-- EXERCISE AIM --
Your task is to retype, word for word, the lines from the start of the data through the line holding "import seaborn as sns". Do not include the pictures.

>>>

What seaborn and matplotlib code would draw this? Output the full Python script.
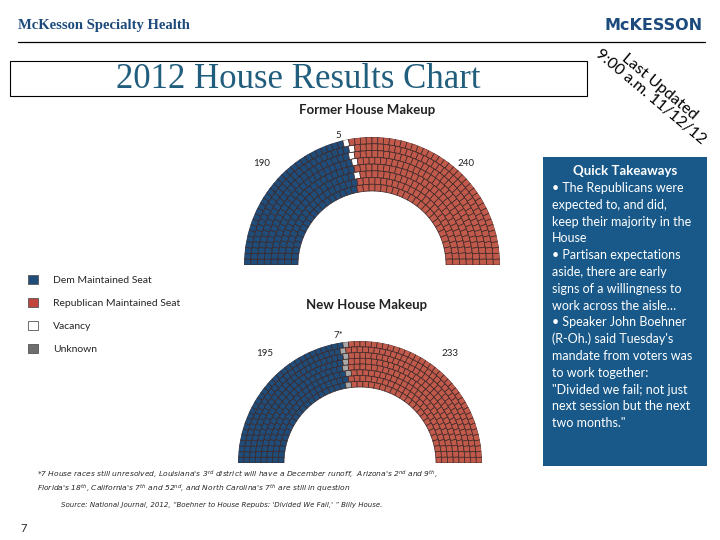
import numpy as np
import matplotlib
matplotlib.use("Agg")
import matplotlib.pyplot as plt
from matplotlib.patches import Patch, Rectangle
import seaborn as sns

# Seat counts, left to right around the hemicycle
former_kinds = ["dem", "vacancy", "rep"]
former_seats = [190, 5, 240]
former_labels = ["190", "5", "240"]

new_kinds = ["dem", "unknown", "rep"]
new_seats = [195, 7, 233]
new_labels = ["195", "7*", "233"]

legend_labels = ["Dem Maintained Seat", "Republican Maintained Seat", "Vacancy", "Unknown"]

takeaways = [
    "\u2022 The Republicans were",
    "expected to, and did,",
    "keep their majority in the",
    "House",
    "\u2022 Partisan expectations",
    "aside, there are early",
    "signs of a willingness to",
    "work across the aisle\u2026",
    "\u2022 Speaker John Boehner",
    "(R-Oh.) said Tuesday's",
    "mandate from voters was",
    "to work together:",
    "\"Divided we fail; not just",
    "next session but the next",
    "two months.\"",
]

sns.set_theme(style="white")
plt.rcParams["font.family"] = ["Lato", "DejaVu Sans"]

colors = {
    "dem": "#1f4c78",
    "rep": "#c25a4b",
    "vacancy": "#ffffff",
    "unknown": "#a8a8a8",
}
legend_colors = ["#1f4c78", "#c0453c", "#ffffff", "#6e6e6e"]
panel_blue = "#18598a"

W, H = 720, 540


def px(x, y):
    return x / W, 1 - y / H


def seat_layout(total, n_rows, r_in, r_out):
    edges = np.linspace(r_in, r_out, n_rows + 1)
    mids = (edges[:-1] + edges[1:]) / 2
    counts = np.floor(total * mids / mids.sum()).astype(int)
    rem = total - counts.sum()
    if rem > 0:
        counts[-rem:] += 1
    theta, bottom, width = [], [], []
    for i, n in enumerate(counts):
        w = np.pi / n
        th = np.pi - w * (np.arange(n) + 0.5)
        theta.extend(th)
        bottom.extend([edges[i]] * n)
        width.extend([w] * n)
    theta = np.array(theta)
    order = np.argsort(-theta, kind="stable")
    return theta[order], np.array(bottom)[order], np.array(width)[order], edges[1] - edges[0]


def draw_hemicycle(cx, cy, r_out_px, r_in_px, kinds, seats):
    # polar axes keeps a square box; the half disk is centred vertically in it
    left, bottom = px(cx - r_out_px, cy + 0.5 * r_out_px)
    ax = fig.add_axes([left, bottom, 2 * r_out_px / W, 2 * r_out_px / H], projection="polar")
    ax.set_thetamin(0)
    ax.set_thetamax(180)
    th, bt, wd, dr = seat_layout(sum(seats), 8, r_in_px, r_out_px)
    seat_colors = []
    for k, n in zip(kinds, seats):
        seat_colors += [colors[k]] * n
    ax.bar(th, dr, width=wd, bottom=bt, color=seat_colors,
           edgecolor="#3b2626", linewidth=0.5, align="center")
    ax.set_ylim(0, r_out_px)
    ax.axis("off")
    return ax


fig = plt.figure(figsize=(7.2, 5.4), dpi=100)

# header
fig.text(*px(18, 25), "McKesson Specialty Health", family="Liberation Serif",
         fontweight="bold", fontsize=10.5, color="#1d4a7c", va="center")
fig.text(*px(703, 25), "McKESSON", family="DejaVu Sans", fontweight="bold",
         fontsize=11.5, color="#1d4a7c", va="center", ha="right")
fig.add_artist(plt.Line2D([18 / W, 705 / W], [1 - 42 / H] * 2, color="black", lw=0.9))

# title box
x0, y0 = px(10, 96)
fig.add_artist(Rectangle((x0, y0), 577 / W, 35 / H, transform=fig.transFigure,
                         fill=False, edgecolor="black", lw=0.8))
fig.text(*px(298, 79), "2012 House Results Chart", family="Liberation Serif",
         fontsize=25, color="#215d7c", ha="center", va="center")

fig.text(*px(655, 92), "Last Updated\n9:00 a.m. 11/12/12", fontsize=11.5,
         rotation=-40, ha="center", va="center", multialignment="center",
         rotation_mode="anchor", color="black", linespacing=1.0)

# hemicycles
fig.text(*px(367, 110), "Former House Makeup", fontsize=9.5, ha="center",
         va="center", fontweight="bold", color="#222222")
draw_hemicycle(372, 265, 128, 74, former_kinds, former_seats)
for lbl, (x, y) in zip(former_labels, [(262, 163), (338, 135), (466, 163)]):
    fig.text(*px(x, y), lbl, fontsize=7, ha="center", va="center", color="#222222")

fig.text(*px(367, 305), "New House Makeup", fontsize=9.5, ha="center",
         va="center", fontweight="bold", color="#222222")
draw_hemicycle(360, 463, 122, 76, new_kinds, new_seats)
for lbl, (x, y) in zip(new_labels, [(265, 353), (338, 335), (450, 353)]):
    fig.text(*px(x, y), lbl, fontsize=7, ha="center", va="center", color="#222222")

# legend
handles = [Patch(facecolor=c, edgecolor="#555555", linewidth=0.6) for c in legend_colors]
fig.legend(handles, legend_labels, loc="upper left", bbox_to_anchor=px(24, 271),
           frameon=False, fontsize=7.5, handlelength=0.9, handleheight=0.9,
           handletextpad=1.5, labelspacing=1.25, borderaxespad=0)

# takeaways panel
x0, y0 = px(543, 466)
fig.add_artist(Rectangle((x0, y0), 164 / W, 309 / H, transform=fig.transFigure,
                         facecolor=panel_blue, edgecolor="none"))
fig.text(*px(625, 171), "Quick Takeaways", fontsize=9.5, fontweight="bold",
         color="white", ha="center", va="center")
for i, line in enumerate(takeaways):
    fig.text(*px(552, 188 + i * 16.8), line, fontsize=9, color="white", va="center")

# footnotes
fig.text(*px(37, 474), r"*7 House races still unresolved, Louisiana's 3$^{rd}$ district will have a "
         r"December runoff,  Arizona's 2$^{nd}$ and 9$^{th}$,", fontsize=5.4,
         style="italic", family="DejaVu Sans", va="center")
fig.text(*px(37, 488), r"Florida's 18$^{th}$, California's 7$^{th}$ and 52$^{nd}$, and North "
         r"Carolina's 7$^{th}$ are still in question", fontsize=5.4,
         style="italic", family="DejaVu Sans", va="center")
fig.text(*px(222, 505), "Source: National Journal, 2012, \u201cBoehner to House Repubs: "
         "'Divided We Fail,' \u201d Billy House.", fontsize=5.0, style="italic",
         family="DejaVu Sans", ha="center", va="center")
fig.text(*px(20, 529), "7", fontsize=8, va="center")

fig.savefig("out.png", dpi=100)
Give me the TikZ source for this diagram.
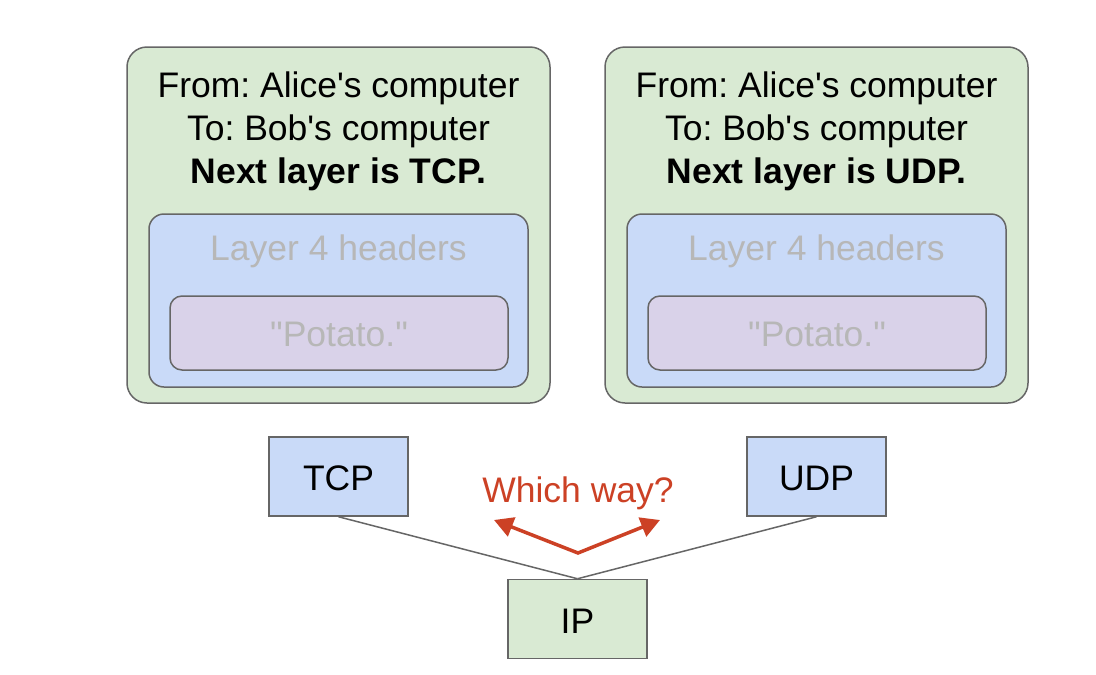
\documentclass[tikz,border=0pt]{standalone}
\usepackage{fontspec}
\setmainfont{Liberation Sans}
\usetikzlibrary{arrows.meta}
\definecolor{greenfill}{HTML}{D9EAD3}
\definecolor{bluefill}{HTML}{C9DAF8}
\definecolor{purplefill}{HTML}{D9D2E9}
\definecolor{edgegray}{HTML}{666666}
\definecolor{fadetext}{HTML}{B7B7B7}
\definecolor{redish}{HTML}{CC4125}
\frenchspacing
\tikzset{
  box/.style={draw=edgegray, line width=1.5pt, inner sep=0pt},
  outerbox/.style={box, fill=greenfill, rounded corners=20pt, minimum width=423pt, minimum height=356pt},
  l4box/.style={box, fill=bluefill, rounded corners=15pt, minimum width=379pt, minimum height=173pt},
  databox/.style={box, fill=purplefill, rounded corners=12pt, minimum width=338pt, minimum height=74pt},
  protobox/.style={box, minimum width=139pt, minimum height=79pt},
  txt/.style={font=\fontsize{35.5}{42}\selectfont, inner sep=0pt, anchor=base},
  fadetxt/.style={txt, text=fadetext},
  link/.style={draw=edgegray, line width=1.5pt},
  redarrow/.style={draw=redish, line width=3.5pt, {Triangle[length=19pt,width=20pt]}-{Triangle[length=19pt,width=20pt]}}
}
\begin{document}
\begin{tikzpicture}[x=1pt,y=-1pt]
\useasboundingbox[fill=white] (0,0) rectangle (1096,675);
% left packet
\node[outerbox] (outA) at (338.5,225) {};
\node[l4box] (l4A) at (338.5,300.5) {};
\node[databox] (dataA) at (339,333) {};
\node[txt] (fromA) at (338.5,97) {From: Alice\textquotesingle s computer};
\node[txt] (toA) at (338.5,140) {To: Bob\textquotesingle s computer};
\node[txt] (nextA) at (338.5,183) {\bfseries Next layer is TCP.};
\node[fadetxt] (hdrA) at (338.5,260) {Layer 4 headers};
\node[fadetxt] (potA) at (339,346) {\textquotedbl Potato.\textquotedbl};
% right packet
\node[outerbox] (outB) at (816.5,225) {};
\node[l4box] (l4B) at (816.5,300.5) {};
\node[databox] (dataB) at (817,333) {};
\node[txt] (fromB) at (816.5,97) {From: Alice\textquotesingle s computer};
\node[txt] (toB) at (816.5,140) {To: Bob\textquotesingle s computer};
\node[txt] (nextB) at (816.5,183) {\bfseries Next layer is UDP.};
\node[fadetxt] (hdrB) at (816.5,260) {Layer 4 headers};
\node[fadetxt] (potB) at (817,346) {\textquotedbl Potato.\textquotedbl};
% protocol boxes
\node[protobox, fill=bluefill] (tcp) at (338.5,476.5) {};
\node[txt] (tcpT) at (338.5,490) {TCP};
\node[protobox, fill=bluefill] (udp) at (816.5,476.5) {};
\node[txt] (udpT) at (816.5,490) {UDP};
\node[protobox, fill=greenfill] (ip) at (577.5,619) {};
\node[txt] (ipT) at (577.5,633) {IP};
\draw[link] (tcp.south) -- (ip.north);
\draw[link] (udp.south) -- (ip.north);
% which way
\node[txt, text=redish] (which) at (578,502) {Which way?};
\coordinate (vtx) at (578,553);
\coordinate (leftTip) at (494,520);
\coordinate (rightTip) at (660,520);
\draw[redarrow] (leftTip) -- (vtx) -- (rightTip);
\end{tikzpicture}
\end{document}
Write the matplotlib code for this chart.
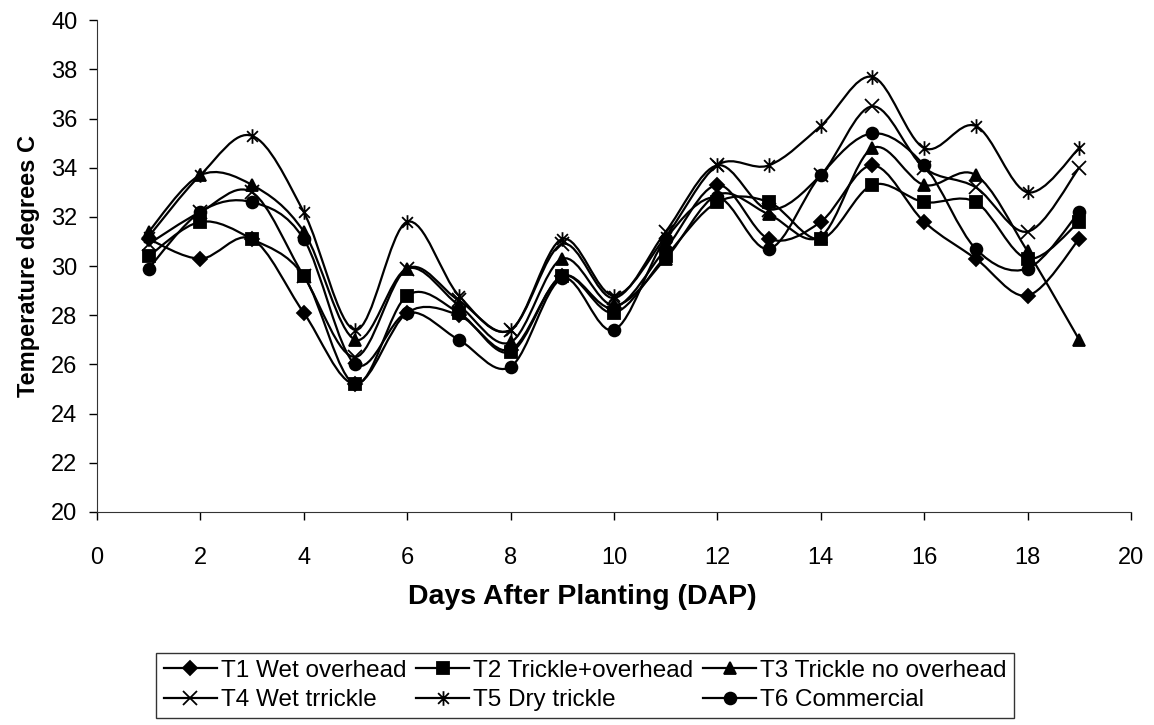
import numpy as np
import matplotlib.pyplot as plt
from matplotlib.path import Path
from matplotlib.patches import PathPatch
from matplotlib.lines import Line2D

plt.rcParams['font.family'] = ['Liberation Sans', 'DejaVu Sans']

# data
days = [1, 2, 3, 4, 5, 6, 7, 8, 9, 10, 11, 12, 13, 14, 15, 16, 17, 18, 19]
t1_wet_overhead = [31.1, 30.3, 31.1, 28.1, 25.2, 28.1, 28.0, 26.6, 29.6, 28.3,
                   30.7, 33.3, 31.1, 31.8, 34.1, 31.8, 30.3, 28.8, 31.1]
t2_trickle_overhead = [30.4, 31.8, 31.1, 29.6, 25.2, 28.8, 28.1, 26.5, 29.6, 28.1,
                       30.4, 32.6, 32.6, 31.1, 33.3, 32.6, 32.6, 30.3, 31.8]
t3_trickle_no_overhead = [31.4, 33.7, 33.3, 31.4, 27.0, 29.9, 28.4, 26.9, 30.3, 28.4,
                          30.3, 32.9, 32.1, 31.2, 34.8, 33.3, 33.7, 30.6, 27.0]
t4_wet_trickle = [30.9, 32.2, 33.0, 29.6, 26.3, 29.9, 28.6, 27.4, 30.9, 28.7,
                  31.4, 34.1, 32.3, 33.7, 36.5, 34.0, 33.2, 31.4, 34.0]
t5_dry_trickle = [31.2, 33.7, 35.3, 32.2, 27.4, 31.8, 28.8, 27.4, 31.1, 28.8,
                  31.2, 34.1, 34.1, 35.7, 37.7, 34.8, 35.7, 33.0, 34.8]
t6_commercial = [29.9, 32.2, 32.6, 31.1, 26.0, 28.1, 27.0, 25.9, 29.5, 27.4,
                 31.1, 32.8, 30.7, 33.7, 35.4, 34.1, 30.7, 29.9, 32.2]

labels = ['T1 Wet overhead', 'T2 Trickle+overhead', 'T3 Trickle no overhead',
          'T4 Wet trrickle', 'T5 Dry trickle', 'T6 Commercial']
x_ticks = [0, 2, 4, 6, 8, 10, 12, 14, 16, 18, 20]
y_ticks = [20, 22, 24, 26, 28, 30, 32, 34, 36, 38, 40]

# excel style asterisk: an X with a vertical bar
asterisk = Path([(-1, -1), (1, 1), (-1, 1), (1, -1), (0, -1.35), (0, 1.35)],
                [Path.MOVETO, Path.LINETO, Path.MOVETO, Path.LINETO, Path.MOVETO, Path.LINETO])

series = [t1_wet_overhead, t2_trickle_overhead, t3_trickle_no_overhead,
          t4_wet_trickle, t5_dry_trickle, t6_commercial]
markers = ['D', 's', '^', 'x', asterisk, 'o']
msizes = [7.5, 8, 9, 9.5, 10.5, 8.5]


def smooth_path(x, y):
    # bezier path through the points, like excel's smoothed line
    p = np.column_stack([x, y]).astype(float)
    n = len(p)
    verts = [p[0]]
    codes = [Path.MOVETO]
    for i in range(n - 1):
        p0 = p[i - 1] if i > 0 else p[i]
        p3 = p[i + 2] if i + 2 < n else p[i + 1]
        c1 = p[i] + (p[i + 1] - p0) / 6.0
        c2 = p[i + 1] - (p3 - p[i]) / 6.0
        verts += [c1, c2, p[i + 1]]
        codes += [Path.CURVE4] * 3
    return Path(verts, codes)


fig = plt.figure(figsize=(11.54, 7.25), dpi=100)
ax = fig.add_axes([0.084, 0.294, 0.896, 0.678])

handles = []
for vals, m, ms, lab in zip(series, markers, msizes, labels):
    ax.add_patch(PathPatch(smooth_path(days, vals), facecolor='none',
                           edgecolor='black', lw=1.6, zorder=2))
    ax.plot(days, vals, linestyle='none', marker=m, markersize=ms,
            color='black', markeredgewidth=1.3, zorder=3)
    handles.append(Line2D([], [], color='black', lw=1.6, marker=m,
                          markersize=ms, markeredgewidth=1.3))

ax.set_xlim(0, 20)
ax.set_ylim(20, 40)
ax.set_xticks(x_ticks)
ax.set_yticks(y_ticks)
ax.tick_params(direction='out', length=6, width=1, labelsize=17, colors='black')
ax.tick_params(axis='y', pad=8)
ax.tick_params(axis='x', pad=19)
for side in ['top', 'right']:
    ax.spines[side].set_visible(False)
for side in ['left', 'bottom']:
    ax.spines[side].set_color('#333333')

ax.set_ylabel('Temperature degrees C', fontsize=17, fontweight='bold', labelpad=8)
# the x title sits centred on the whole chart, not on the plot area
fig.text(0.505, 0.177, 'Days After Planting (DAP)', fontsize=20.5,
         fontweight='bold', ha='center', va='center')

order = [0, 3, 1, 4, 2, 5]
leg = fig.legend([handles[i] for i in order], [labels[i] for i in order],
                 ncol=3, loc='lower center', bbox_to_anchor=(0.507, 0.009),
                 fontsize=17.5, frameon=True, fancybox=False, edgecolor='black',
                 handlelength=2.2, handletextpad=0.15, columnspacing=0.4,
                 borderpad=0.3, labelspacing=0.3, borderaxespad=0)
leg.get_frame().set_linewidth(1.0)

plt.savefig('out.png', dpi=100)
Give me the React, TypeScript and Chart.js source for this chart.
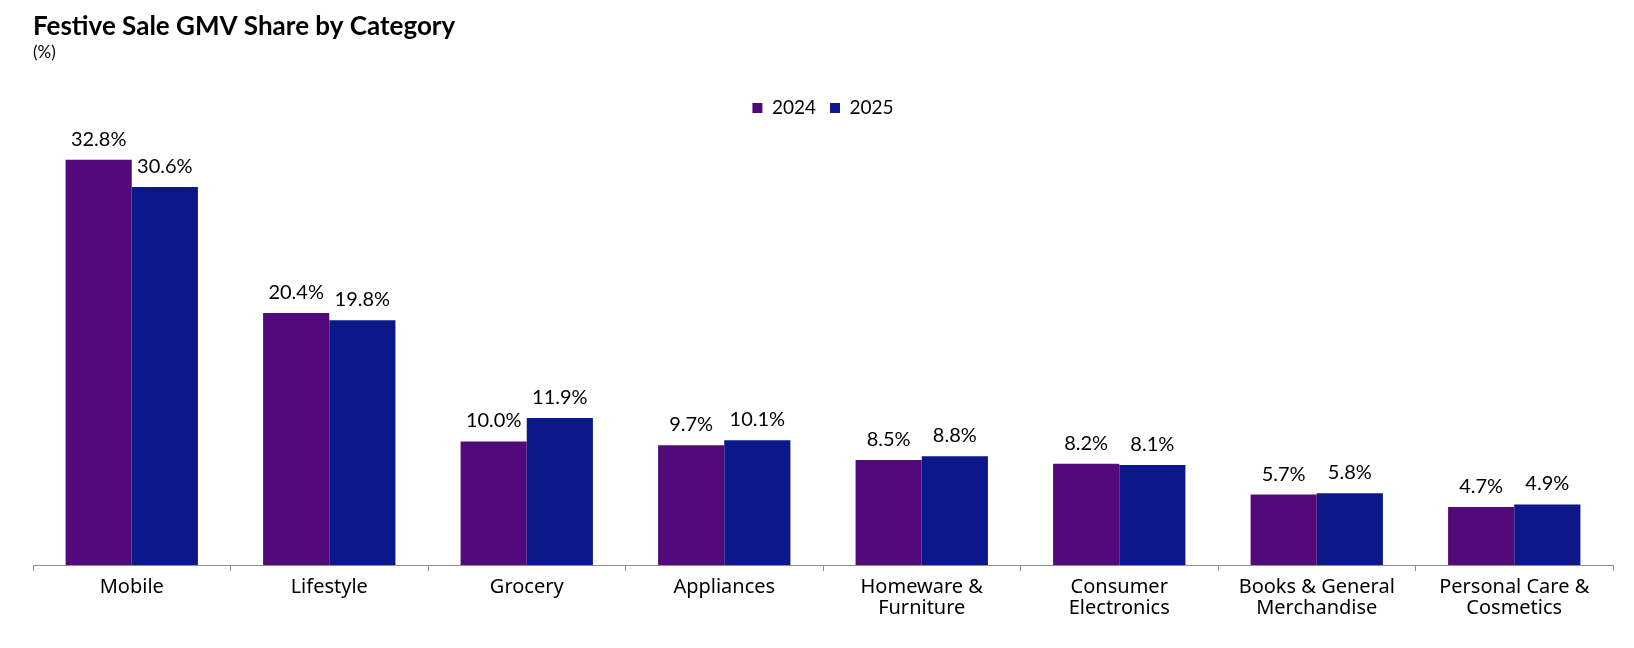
import React, { useEffect, useRef } from "react";
import { Chart, registerables } from "chart.js";

Chart.register(...registerables);

const categories: (string | string[])[] = [
  "Mobile",
  "Lifestyle",
  "Grocery",
  "Appliances",
  ["Homeware &", "Furniture"],
  ["Consumer", "Electronics"],
  ["Books & General", "Merchandise"],
  ["Personal Care &", "Cosmetics"],
];
const values2024 = [32.8, 20.4, 10.0, 9.7, 8.5, 8.2, 5.7, 4.7];
const values2025 = [30.6, 19.8, 11.9, 10.1, 8.8, 8.1, 5.8, 4.9];
const seriesLabels = ["2024", "2025"];

const FONT = "Lato, 'Noto Sans', sans-serif";
const FONT2 = "'Noto Sans', Lato, sans-serif";

const valueLabelPlugin = {
  id: "valueLabels",
  afterDatasetsDraw(chart: any) {
    const ctx = chart.ctx;
    ctx.save();
    ctx.font = `20px ${FONT}`;
    ctx.fillStyle = "#000";
    ctx.textAlign = "center";
    ctx.textBaseline = "alphabetic";
    chart.data.datasets.forEach((ds: any, i: number) => {
      const meta = chart.getDatasetMeta(i);
      meta.data.forEach((bar: any, j: number) => {
        const v = ds.data[j] as number;
        ctx.fillText(v.toFixed(1) + "%", bar.x, bar.y - 14);
      });
    });
    ctx.restore();
  },
};

export default function App() {
  const ref = useRef<HTMLCanvasElement | null>(null);
  useEffect(() => {
    document.body.style.margin = "0";
    if (!ref.current) return;
    const chart = new Chart(ref.current, {
      type: "bar",
      data: {
        labels: categories,
        datasets: [
          {
            label: seriesLabels[0],
            data: values2024,
            backgroundColor: "#520A7A",
            barPercentage: 1,
            categoryPercentage: 0.67,
          },
          {
            label: seriesLabels[1],
            data: values2025,
            backgroundColor: "#0C1889",
            barPercentage: 1,
            categoryPercentage: 0.67,
          },
        ],
      },
      options: {
        animation: false,
        responsive: false,
        maintainAspectRatio: false,
        layout: { padding: { left: 33, right: 21, top: 0, bottom: 23 } },
        plugins: {
          title: {
            display: true,
            text: "Festive Sale GMV Share by Category",
            align: "start",
            color: "#000",
            font: { family: FONT, size: 26, weight: "bold" },
            padding: { top: 11, bottom: 0 },
            fullSize: true,
          },
          subtitle: {
            display: true,
            text: "(%)",
            align: "start",
            color: "#000",
            font: { family: FONT, size: 17 },
            padding: { top: 0, bottom: 22 },
            fullSize: true,
          },
          legend: {
            display: true,
            position: "top",
            labels: {
              boxWidth: 10,
              boxHeight: 10,
              color: "#000",
              font: { family: FONT, size: 19 },
              padding: 14,
            },
          },
          tooltip: { enabled: false },
        },
        scales: {
          x: {
            grid: {
              display: true,
              drawOnChartArea: false,
              drawTicks: true,
              tickLength: 6,
              color: "#8c8c8c",
              offset: true,
            },
            border: { display: true, color: "#8c8c8c", width: 1 },
            ticks: {
              color: "#000",
              font: { family: FONT2, size: 20, lineHeight: 1.05 },
              maxRotation: 0,
              autoSkip: false,
              padding: 6,
            },
          },
          y: {
            display: false,
            min: 0,
            max: 35.4,
          },
        },
      },
      plugins: [valueLabelPlugin],
    });
    return () => chart.destroy();
  }, []);
  return (
    <div style={{ width: 1634, height: 648 }}>
      <canvas ref={ref} width={1634} height={648} style={{ width: 1634, height: 648, display: "block" }} />
    </div>
  );
}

<<<

-- RESULT OF THIS TASK --
What seaborn and matplotlib code would draw this? Output the full Python script.
import numpy as np
import matplotlib
matplotlib.use("Agg")
import matplotlib.pyplot as plt
from matplotlib.patches import Patch, Rectangle
import seaborn as sns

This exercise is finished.